Machine Learning (機械学習) (4) scikit-learn

scikit-learn とは

機械学習で使われているアルゴリズムに対応
機械学習の結果を検証する機能がある
機械学習でよく利用されるライブラリ（「Pandas」「NumPy」「Scipy」「Matplotlib」など）と親和性が高い
BSDライセンスのオープンソースのため、無料で商用利用が可能

AND演算を試す

ゴールの設定

入力（X,Y）と結果（X and Y）の全パターンを学習させる
正しい結果（X and Y）に分類してくれるかを評価する

アルゴリズムの選択

アルゴリズムチートシートを利用することも可能

https://scikit-learn.org/stable/machine_learning_map.html

今回は「LinearSVC」を採用します。

from sklearn.svm import LinearSVC
from sklearn.metrics import accuracy_score

# Data for learning
learn_data = [[0,0], [1,0], [0,1], [1,1]]
learn_label = [0, 0, 0, 1]

# Algorithm
clf = LinearSVC()

# Learning
clf.fit(learn_data, learn_label)

# Data for testing
test_data = [[0,0], [1,0], [0,1], [1,1]]
test_label = clf.predict(test_data)

# Evaluation
print("Prediction for ", test_data, " is ", test_label)
print("Accuracy score = ", accuracy_score([0, 0, 0, 1], test_label))

sklearn.svm.LinearSVC : LinearSVCアルゴリズムを利用するためのパッケージ
sklearn.metrics.accuracy_score：テスト結果を評価するためのパッケージ

結果：正解率が1.0で100%である

XOR演算を試す

from sklearn.svm import LinearSVC
from sklearn.metrics import accuracy_score

# Data for learning
learn_data = [[0,0], [1,0], [0,1], [1,1]]
learn_label = [0, 1, 1, 0]

# Algorithm
clf = LinearSVC()

# Learning
clf.fit(learn_data, learn_label)

# Data for testing
test_data = [[0,0], [1,0], [0,1], [1,1]]
test_label = clf.predict(test_data)

# Evaluation
print("Prediction for ", test_data, " is ", test_label)
print("Accuracy score = ", accuracy_score([0, 1, 1, 0], test_label))

結果：正解率が25%, 50%, 75%と実行する度に変化する。100%にはならない。

別のアルゴリズムを試す。ここでは、「KNeighborsClassifier」を採用します。

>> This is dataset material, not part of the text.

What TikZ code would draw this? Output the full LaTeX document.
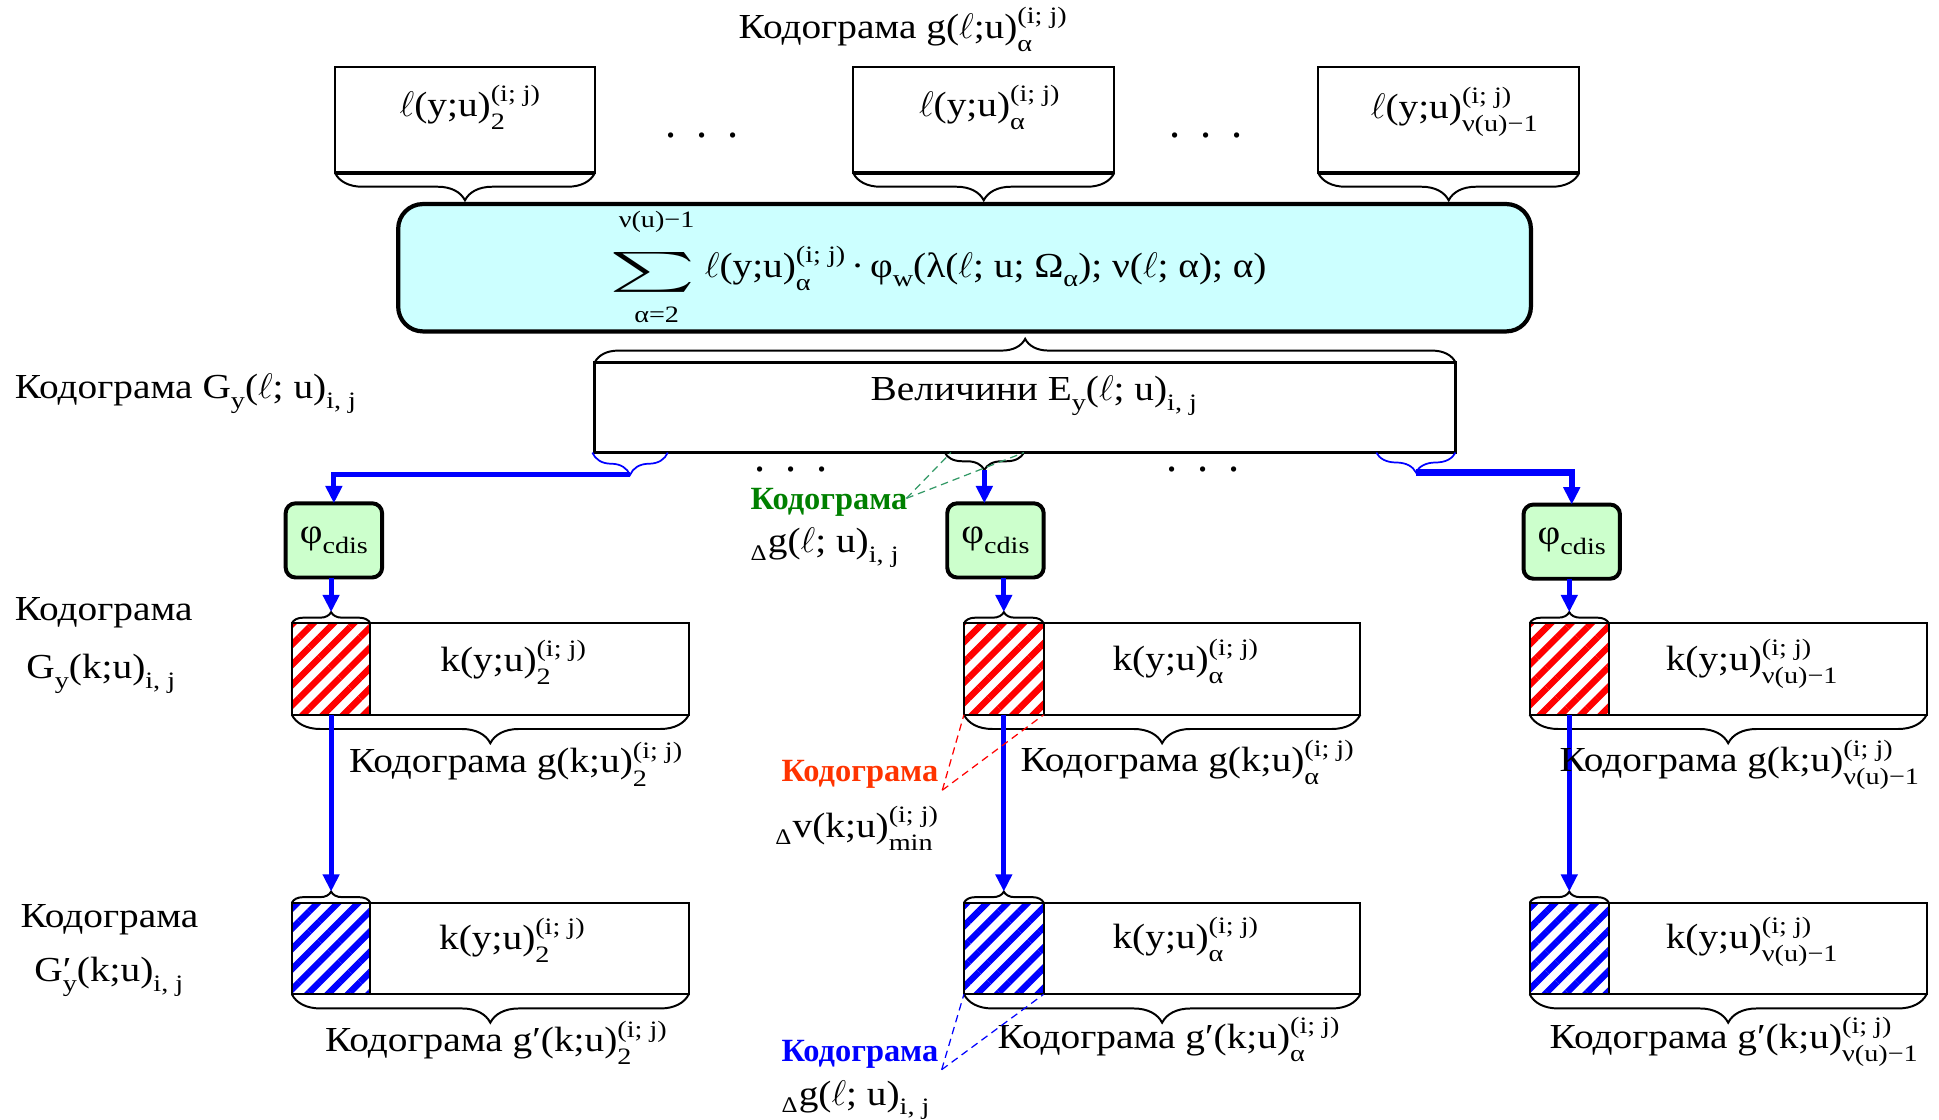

from sklearn.neighbors import KNeighborsClassifier
from sklearn.metrics import accuracy_score

# Data for learning
learn_data = [[0,0], [1,0], [0,1], [1,1]]
learn_label = [0, 1, 1, 0]

# Algorithm
clf = KNeighborsClassifier(n_neighbors = 1)

# Learning
clf.fit(learn_data, learn_label)

# Data for testing
test_data = [[0,0], [1,0], [0,1], [1,1]]
test_label = clf.predict(test_data)

# Evaluation
print("Prediction for ", test_data, " is ", test_label)
print("Accuracy score = ", accuracy_score([0, 1, 1, 0], test_label))